The images of Claire dying have far and away been the best special effects/makeup on TV this season, and I'm wondering if the writers are going to get more and more creative in killing Claire off in order to see how much they challenge the makeup department!

PB continues to deteriorate - how they will get a third season out of this show is ridiculous - but I thought Sunday's BSG was one of the best of the season.

BSG is at its best when it looks at issues involving today's world and provides a commentary in the series, yet spins the issue based on the plot of the show. They did it last season with abortion, and they did it again last week with labor and class. (They could have done it a few weeks ago with religion, but dropped the ball there).

But this was the best Heroes of the season, IMO, and it will be interesting to see if Parkman joins HRG.

Anonymous said...

I don't know about you, but 5th grade was a long time ago. So just because a kid just studied a chapter in his text book, and I happen to not have had that chapter in say 25 years, does not mean the kid is smarter than I. Maybe a little more refreshed....for expample, I can't remember all the layers of soil. I guess it's just a way to make us Americans look that much more dumb.

Zodin2008 said...

I thought BSG was better then the previous weeks, but one of the best? Are you high? It doesn't even come close to the Fall episodes.
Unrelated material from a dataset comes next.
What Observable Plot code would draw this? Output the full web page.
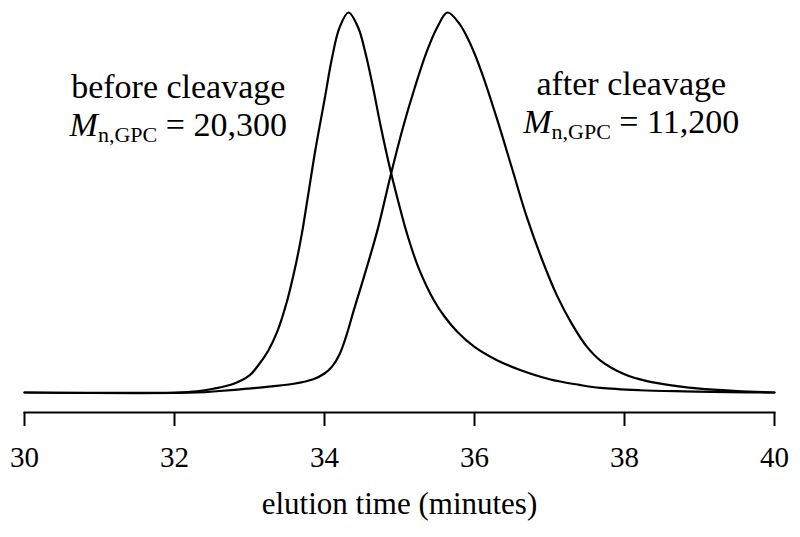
<!DOCTYPE html>
<html>
<head>
<meta charset="utf-8">
<script src="https://cdn.jsdelivr.net/npm/d3@7"></script>
<script src="https://cdn.jsdelivr.net/npm/@observablehq/plot@0.6"></script>
<style>
  html, body { margin: 0; padding: 0; background: #fff; }
  svg { display: block; }
</style>
</head>
<body>
<div id="chart"></div>
<script>
// ---- data ----
const beforeTime   = [30.0, 32.0, 32.3, 32.52, 32.79, 33.0, 33.10, 33.25, 33.37, 33.5, 33.61, 33.70, 33.77, 33.88, 34.0, 34.10, 34.2, 34.32, 34.45, 34.55, 34.65, 34.75, 34.88, 35.0, 35.10, 35.25, 35.46, 35.6, 35.77, 36.0, 36.3, 36.6, 37.0, 37.4, 37.68, 38.2, 38.8, 39.4, 40.0];
const beforeSignal = [0,    0,    0.003, 0.010, 0.023, 0.045, 0.067, 0.11, 0.16, 0.24, 0.330, 0.42, 0.505, 0.64, 0.77, 0.88, 0.96, 1.0, 0.96, 0.89, 0.80, 0.70, 0.584, 0.49, 0.418, 0.33, 0.242, 0.20, 0.16, 0.12, 0.085, 0.06, 0.035, 0.02, 0.012, 0.006, 0.003, 0.001, 0];

const afterTime    = [30.0, 32.3, 32.6, 32.97, 33.3, 33.59, 33.85, 34.0, 34.1, 34.2, 34.3, 34.39, 34.55, 34.71, 34.88, 35.05, 35.2, 35.35, 35.5, 35.64, 35.8, 35.95, 36.1, 36.3, 36.5, 36.7, 36.9, 37.1, 37.3, 37.5, 37.68, 38.0, 38.3, 38.7, 39.0, 39.5, 40.0];
const afterSignal  = [0,    0,    0.004, 0.010, 0.016, 0.023, 0.035, 0.05, 0.068, 0.10, 0.155, 0.216, 0.32, 0.43, 0.57, 0.70, 0.80, 0.89, 0.96, 1.0, 0.97, 0.915, 0.84, 0.72, 0.59, 0.46, 0.35, 0.255, 0.18, 0.12, 0.084, 0.048, 0.03, 0.017, 0.01, 0.004, 0];

const xTicks = [30, 32, 34, 36, 38, 40];
const xLabel = "elution time (minutes)";
const seriesNames = ["before cleavage", "after cleavage"];
const mnValues = ["20,300", "11,200"];

// annotation anchors in data units (time, normalized signal)
const labelTime  = [32.05, 38.09];
const labelLine1 = [0.776, 0.784];
const labelLine2 = [0.676, 0.684];

// ---- build tables ----
const before = beforeTime.map((t, i) => ({t, v: beforeSignal[i]}));
const after  = afterTime.map((t, i) => ({t, v: afterSignal[i]}));
const notes1 = seriesNames.map((s, i) => ({t: labelTime[i], v: labelLine1[i], text: s}));
const notes2 = mnValues.map((m, i) => ({t: labelTime[i], v: labelLine2[i], text: "Mn,GPC = " + m}));

const yMin = -0.0526;
const font = "'Liberation Serif', 'Times New Roman', Times, serif";

const svg = Plot.plot({
  width: 800,
  height: 537,
  marginTop: 12,
  marginBottom: 125,
  marginLeft: 24,
  marginRight: 26,
  x: {domain: [30, 40]},
  y: {domain: [yMin, 1], axis: null},
  style: {fontFamily: font, color: "#000", background: "#fff"},
  marks: [
    Plot.line(before, {x: "t", y: "v", stroke: "#000", strokeWidth: 2.2, curve: "catmull-rom"}),
    Plot.line(after,  {x: "t", y: "v", stroke: "#000", strokeWidth: 2.2, curve: "catmull-rom"}),
    Plot.frame({anchor: "bottom", stroke: "#000", strokeWidth: 2}),
    Plot.axisX({ticks: xTicks, tickSize: 14, tickPadding: 20, fontSize: 29, strokeWidth: 2, label: null, tickFormat: d => String(d)}),
    Plot.text([xLabel], {frameAnchor: "bottom", dy: 101, lineAnchor: "bottom", fontSize: 31, fill: "#000"}),
    Plot.text(notes1, {x: "t", y: "v", text: "text", lineAnchor: "bottom", fontSize: 34, fill: "#000"}),
    Plot.text(notes2, {x: "t", y: "v", text: "text", lineAnchor: "bottom", fontSize: 34, fill: "#000"})
  ]
});

// rich text: italic M with subscript n,GPC
d3.select(svg).selectAll("text")
  .filter(function () { return this.textContent.startsWith("Mn,GPC"); })
  .each(function () {
    const rest = this.textContent.slice(6);
    const t = d3.select(this);
    t.text(null);
    t.append("tspan").attr("font-style", "italic").text("M");
    t.append("tspan").attr("font-size", "22px").attr("dy", "6").text("n,GPC");
    t.append("tspan").attr("dy", "-6").text(rest);
  });

document.getElementById("chart").appendChild(svg);
</script>
</body>
</html>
I miss the Cylons vs. the Humans.

But let's look at the problems with last week's BSG.

1) Adama acting Hitler-like by threatening unreasonably to kill Callie just because the Chief wanted reasonable working conditions?

2) Roslin acting equally insane and then 40 minutes into the episode, she completely switches her position?

3) Baltar, the most hated human alive, all of a sudden has become a folk hero to the working class in a short time in prison because he wrote something?

4) The Chief or anyone that's not commander level just being able to walk in and visit Baltar?

5) There's a near venomous showdown between Roslin/Adama and the Chief and his supporters and by the end of the hour, it's all neatly wrapped up and the girl who works for the chief suddenly gets a promotion???

Look, you sat here and ripped on "24" with all its problems (and last night was not strong) but when it's a show you like, you whitewash massive script, character and pacing problems?

Phillip, you are a good writer but you need to be able to call out shows you love and defend, as you would call out a show you hate like "24". Just my 2 cents.

Jonathan said...

I think the main problem with "24" is that it's coming off its two best seasons which provided some of the most engaging television in quite awhile. So, it's taken a bit of a downturn, but it's still one of the more entertaining hours of television right now. "24" has always been about entertainment over reality, and sometimes mindless fun is just what the doctor ordered.

I, too, have no idea how you get a third season out of "Prison Break," but I will give it credit for righting the ship a little bit the past few weeks. They're actually tying in a lot of the escapees stories and getting the focus back on the brothers' Burroughs and the conspiracy. It's still nowhere near as good as it was the first season, but it's some of the best episodes they've done since the excellent season premiere.

Phillip Ramati said...

No update for today's blog, guys. I'll be back tomorrow.

Zod, no need to get personal in your attacks. I enjoyed Sunday's episode a lot because it illustrated the problems of living on the fleet in those circumstances - the good of the individual vs. the good of the fleet.

Jonathan, yes, they can explore the conspiracy further, but there have been so many false starts and stops when they've been doing that (going to all the trouble of finding Steadmen, and then killing him off, having Veronica do all that work and killing her off, etc.) that it's gotten very repetitive. I pretty much knew instantly when they played the recording for the real lawyer that he was going to say something that would prevent them from clearing themselves. After a while, it becomes trite.